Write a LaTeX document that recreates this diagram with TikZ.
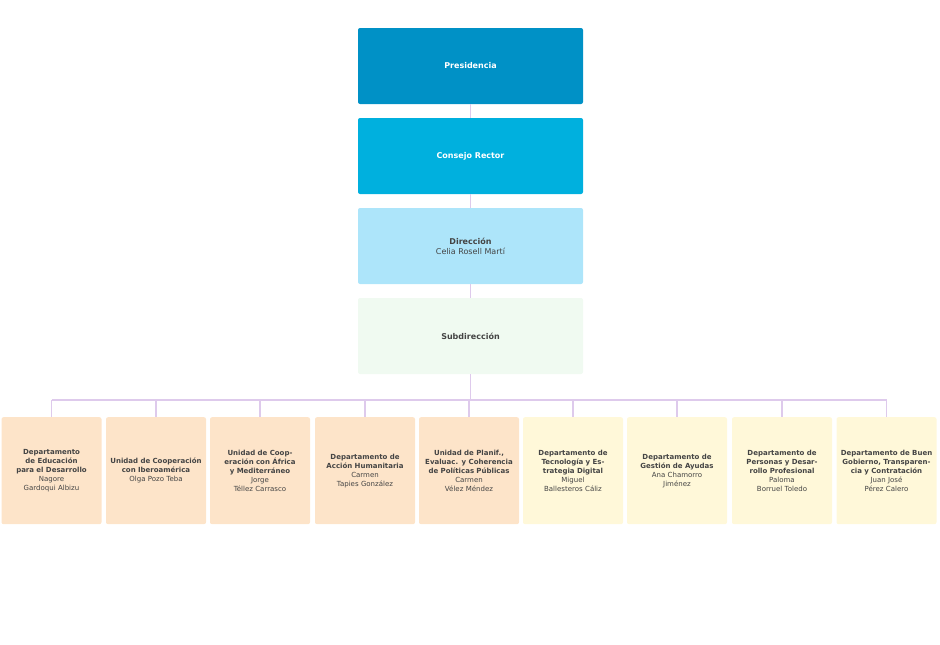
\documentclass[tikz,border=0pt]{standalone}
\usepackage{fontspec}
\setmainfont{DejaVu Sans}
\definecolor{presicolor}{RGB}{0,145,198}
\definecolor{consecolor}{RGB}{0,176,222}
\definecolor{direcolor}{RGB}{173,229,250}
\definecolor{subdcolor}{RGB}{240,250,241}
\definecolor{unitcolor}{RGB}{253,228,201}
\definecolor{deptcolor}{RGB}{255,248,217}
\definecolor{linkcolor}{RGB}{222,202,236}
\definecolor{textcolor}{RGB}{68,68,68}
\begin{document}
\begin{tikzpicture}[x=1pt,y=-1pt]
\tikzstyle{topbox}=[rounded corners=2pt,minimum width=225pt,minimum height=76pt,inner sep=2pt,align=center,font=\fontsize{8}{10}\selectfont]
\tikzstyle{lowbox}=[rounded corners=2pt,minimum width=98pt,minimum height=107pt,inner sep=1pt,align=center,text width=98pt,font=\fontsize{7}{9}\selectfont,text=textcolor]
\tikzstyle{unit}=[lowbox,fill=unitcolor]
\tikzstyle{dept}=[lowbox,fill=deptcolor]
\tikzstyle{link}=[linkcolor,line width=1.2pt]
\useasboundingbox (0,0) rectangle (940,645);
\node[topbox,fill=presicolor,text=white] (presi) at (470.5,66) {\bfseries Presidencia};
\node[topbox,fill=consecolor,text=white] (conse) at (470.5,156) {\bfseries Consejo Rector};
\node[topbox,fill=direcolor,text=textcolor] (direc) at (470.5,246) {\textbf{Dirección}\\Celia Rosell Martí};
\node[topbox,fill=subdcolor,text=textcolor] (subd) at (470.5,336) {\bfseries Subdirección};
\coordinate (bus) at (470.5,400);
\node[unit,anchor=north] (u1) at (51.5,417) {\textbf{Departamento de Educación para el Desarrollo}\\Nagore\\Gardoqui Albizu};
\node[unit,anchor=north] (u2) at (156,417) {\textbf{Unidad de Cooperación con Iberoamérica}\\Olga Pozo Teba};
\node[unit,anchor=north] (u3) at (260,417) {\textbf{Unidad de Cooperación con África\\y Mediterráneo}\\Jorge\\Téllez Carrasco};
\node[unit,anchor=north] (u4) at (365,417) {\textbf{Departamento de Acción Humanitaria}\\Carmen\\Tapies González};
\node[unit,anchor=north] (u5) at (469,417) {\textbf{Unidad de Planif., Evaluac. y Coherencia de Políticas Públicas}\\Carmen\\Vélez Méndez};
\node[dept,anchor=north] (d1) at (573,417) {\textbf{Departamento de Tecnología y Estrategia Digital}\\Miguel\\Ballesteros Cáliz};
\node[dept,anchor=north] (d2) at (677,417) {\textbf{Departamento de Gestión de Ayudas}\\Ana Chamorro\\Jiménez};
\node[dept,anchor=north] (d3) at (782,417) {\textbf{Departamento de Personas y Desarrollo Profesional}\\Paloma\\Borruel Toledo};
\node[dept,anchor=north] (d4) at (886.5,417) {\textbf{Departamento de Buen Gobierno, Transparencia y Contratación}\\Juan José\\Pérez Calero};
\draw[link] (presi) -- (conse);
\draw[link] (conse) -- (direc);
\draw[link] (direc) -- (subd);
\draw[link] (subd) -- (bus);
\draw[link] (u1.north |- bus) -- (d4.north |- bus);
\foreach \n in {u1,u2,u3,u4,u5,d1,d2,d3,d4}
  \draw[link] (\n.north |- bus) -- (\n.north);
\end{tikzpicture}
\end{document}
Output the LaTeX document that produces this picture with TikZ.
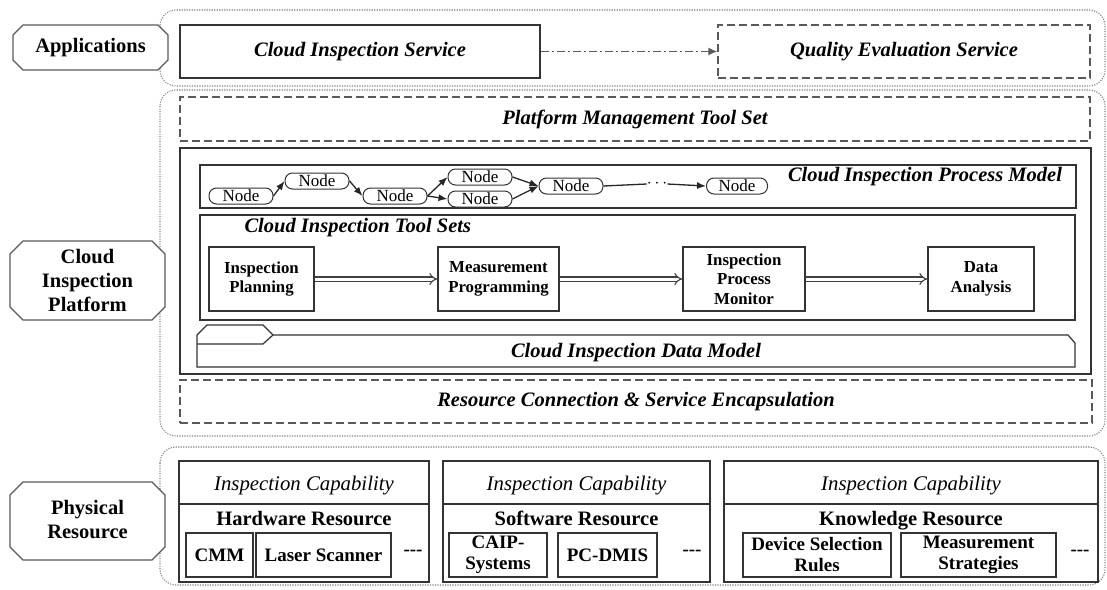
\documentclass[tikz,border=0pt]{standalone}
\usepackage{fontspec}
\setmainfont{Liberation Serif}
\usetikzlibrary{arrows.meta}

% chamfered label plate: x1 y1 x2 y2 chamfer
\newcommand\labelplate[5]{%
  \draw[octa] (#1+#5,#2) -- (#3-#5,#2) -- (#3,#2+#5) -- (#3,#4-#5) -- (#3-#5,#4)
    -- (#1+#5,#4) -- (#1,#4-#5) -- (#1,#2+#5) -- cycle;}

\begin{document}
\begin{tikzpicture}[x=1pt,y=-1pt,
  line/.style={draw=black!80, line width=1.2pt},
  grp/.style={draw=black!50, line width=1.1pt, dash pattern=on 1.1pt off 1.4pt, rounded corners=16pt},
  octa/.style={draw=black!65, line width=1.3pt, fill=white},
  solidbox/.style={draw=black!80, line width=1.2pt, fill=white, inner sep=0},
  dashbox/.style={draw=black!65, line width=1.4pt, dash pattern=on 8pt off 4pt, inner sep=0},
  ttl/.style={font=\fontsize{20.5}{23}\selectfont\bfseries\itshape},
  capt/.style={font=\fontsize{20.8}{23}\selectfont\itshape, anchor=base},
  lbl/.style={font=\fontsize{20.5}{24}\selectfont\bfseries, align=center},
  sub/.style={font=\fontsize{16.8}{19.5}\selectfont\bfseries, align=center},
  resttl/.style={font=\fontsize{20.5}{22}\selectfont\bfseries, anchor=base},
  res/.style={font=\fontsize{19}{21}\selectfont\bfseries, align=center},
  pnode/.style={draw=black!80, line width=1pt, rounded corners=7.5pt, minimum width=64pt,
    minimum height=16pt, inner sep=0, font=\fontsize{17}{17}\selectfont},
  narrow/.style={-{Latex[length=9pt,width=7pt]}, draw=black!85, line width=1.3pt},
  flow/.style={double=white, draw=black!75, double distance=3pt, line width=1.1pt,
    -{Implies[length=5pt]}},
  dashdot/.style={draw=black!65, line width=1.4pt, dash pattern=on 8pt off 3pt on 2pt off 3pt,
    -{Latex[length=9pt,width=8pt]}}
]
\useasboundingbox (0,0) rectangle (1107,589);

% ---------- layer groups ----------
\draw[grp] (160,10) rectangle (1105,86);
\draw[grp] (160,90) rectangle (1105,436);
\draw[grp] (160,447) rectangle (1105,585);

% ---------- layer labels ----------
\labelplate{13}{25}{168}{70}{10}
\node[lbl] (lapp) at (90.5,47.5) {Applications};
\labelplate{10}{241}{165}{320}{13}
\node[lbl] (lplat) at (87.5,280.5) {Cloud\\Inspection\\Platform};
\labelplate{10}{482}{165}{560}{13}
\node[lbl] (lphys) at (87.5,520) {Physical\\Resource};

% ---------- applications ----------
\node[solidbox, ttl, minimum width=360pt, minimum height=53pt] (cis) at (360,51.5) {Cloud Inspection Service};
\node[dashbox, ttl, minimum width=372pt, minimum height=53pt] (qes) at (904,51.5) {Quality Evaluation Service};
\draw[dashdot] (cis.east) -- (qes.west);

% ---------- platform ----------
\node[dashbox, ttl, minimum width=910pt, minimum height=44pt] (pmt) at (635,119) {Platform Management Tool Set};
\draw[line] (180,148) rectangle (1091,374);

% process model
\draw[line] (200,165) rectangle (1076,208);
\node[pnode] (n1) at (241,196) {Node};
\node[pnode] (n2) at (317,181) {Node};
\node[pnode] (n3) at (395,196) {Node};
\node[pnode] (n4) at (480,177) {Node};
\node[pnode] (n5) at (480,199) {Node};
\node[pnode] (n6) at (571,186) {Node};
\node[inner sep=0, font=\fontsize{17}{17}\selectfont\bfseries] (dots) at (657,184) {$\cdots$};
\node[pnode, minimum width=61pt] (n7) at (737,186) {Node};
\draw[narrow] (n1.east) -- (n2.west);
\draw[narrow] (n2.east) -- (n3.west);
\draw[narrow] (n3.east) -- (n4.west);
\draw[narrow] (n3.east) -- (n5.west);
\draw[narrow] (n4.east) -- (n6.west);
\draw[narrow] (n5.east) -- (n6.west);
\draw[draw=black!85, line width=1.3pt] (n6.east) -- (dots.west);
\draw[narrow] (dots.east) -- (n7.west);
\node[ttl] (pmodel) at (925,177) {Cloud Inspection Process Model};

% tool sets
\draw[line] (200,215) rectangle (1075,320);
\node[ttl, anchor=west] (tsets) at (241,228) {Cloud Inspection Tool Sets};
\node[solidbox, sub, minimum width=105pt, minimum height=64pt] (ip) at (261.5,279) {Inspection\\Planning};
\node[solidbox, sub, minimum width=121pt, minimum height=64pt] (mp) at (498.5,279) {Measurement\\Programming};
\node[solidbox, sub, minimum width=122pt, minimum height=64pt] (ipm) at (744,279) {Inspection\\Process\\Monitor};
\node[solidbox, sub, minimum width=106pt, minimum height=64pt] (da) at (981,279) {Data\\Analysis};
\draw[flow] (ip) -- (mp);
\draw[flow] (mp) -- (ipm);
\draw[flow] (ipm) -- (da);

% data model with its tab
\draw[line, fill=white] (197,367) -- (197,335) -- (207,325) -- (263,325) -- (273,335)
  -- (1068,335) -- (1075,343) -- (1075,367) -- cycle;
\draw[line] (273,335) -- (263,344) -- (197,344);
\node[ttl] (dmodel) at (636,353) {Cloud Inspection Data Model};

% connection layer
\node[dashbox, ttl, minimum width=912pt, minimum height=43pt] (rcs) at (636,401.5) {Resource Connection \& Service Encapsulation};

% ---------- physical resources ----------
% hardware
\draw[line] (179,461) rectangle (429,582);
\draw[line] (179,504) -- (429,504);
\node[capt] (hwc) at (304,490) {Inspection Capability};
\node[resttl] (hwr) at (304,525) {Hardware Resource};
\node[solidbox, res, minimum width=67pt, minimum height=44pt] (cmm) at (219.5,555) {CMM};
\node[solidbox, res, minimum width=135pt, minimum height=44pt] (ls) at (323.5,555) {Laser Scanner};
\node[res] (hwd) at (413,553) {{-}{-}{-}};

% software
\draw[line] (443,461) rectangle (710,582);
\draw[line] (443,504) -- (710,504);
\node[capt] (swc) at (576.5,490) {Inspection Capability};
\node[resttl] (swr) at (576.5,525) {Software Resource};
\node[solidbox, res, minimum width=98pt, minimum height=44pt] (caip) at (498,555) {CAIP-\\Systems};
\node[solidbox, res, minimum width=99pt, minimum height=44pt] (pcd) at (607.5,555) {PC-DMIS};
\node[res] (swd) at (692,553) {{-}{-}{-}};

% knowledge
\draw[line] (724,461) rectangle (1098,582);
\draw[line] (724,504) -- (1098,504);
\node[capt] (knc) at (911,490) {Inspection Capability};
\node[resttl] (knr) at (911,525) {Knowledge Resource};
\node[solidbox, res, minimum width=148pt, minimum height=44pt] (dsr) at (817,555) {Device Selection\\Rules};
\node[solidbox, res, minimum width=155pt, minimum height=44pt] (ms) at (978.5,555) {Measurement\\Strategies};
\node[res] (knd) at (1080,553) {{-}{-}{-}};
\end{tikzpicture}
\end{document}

■ ■ ■

* [What this task involves]
The lines you need run from the one containing "Output the LaTeX" down to the one containing "-- (#1+#5,#4) -- (#1,#4-#5)"; print them exactly, both ends included, and leave out pictures.

* [Written response]
Output the LaTeX document that produces this picture with TikZ.
\documentclass[tikz,border=0pt]{standalone}
\usepackage{fontspec}
\setmainfont{Liberation Serif}
\usetikzlibrary{arrows.meta}

% chamfered label plate: x1 y1 x2 y2 chamfer
\newcommand\labelplate[5]{%
  \draw[octa] (#1+#5,#2) -- (#3-#5,#2) -- (#3,#2+#5) -- (#3,#4-#5) -- (#3-#5,#4)
    -- (#1+#5,#4) -- (#1,#4-#5) -- (#1,#2+#5) -- cycle;}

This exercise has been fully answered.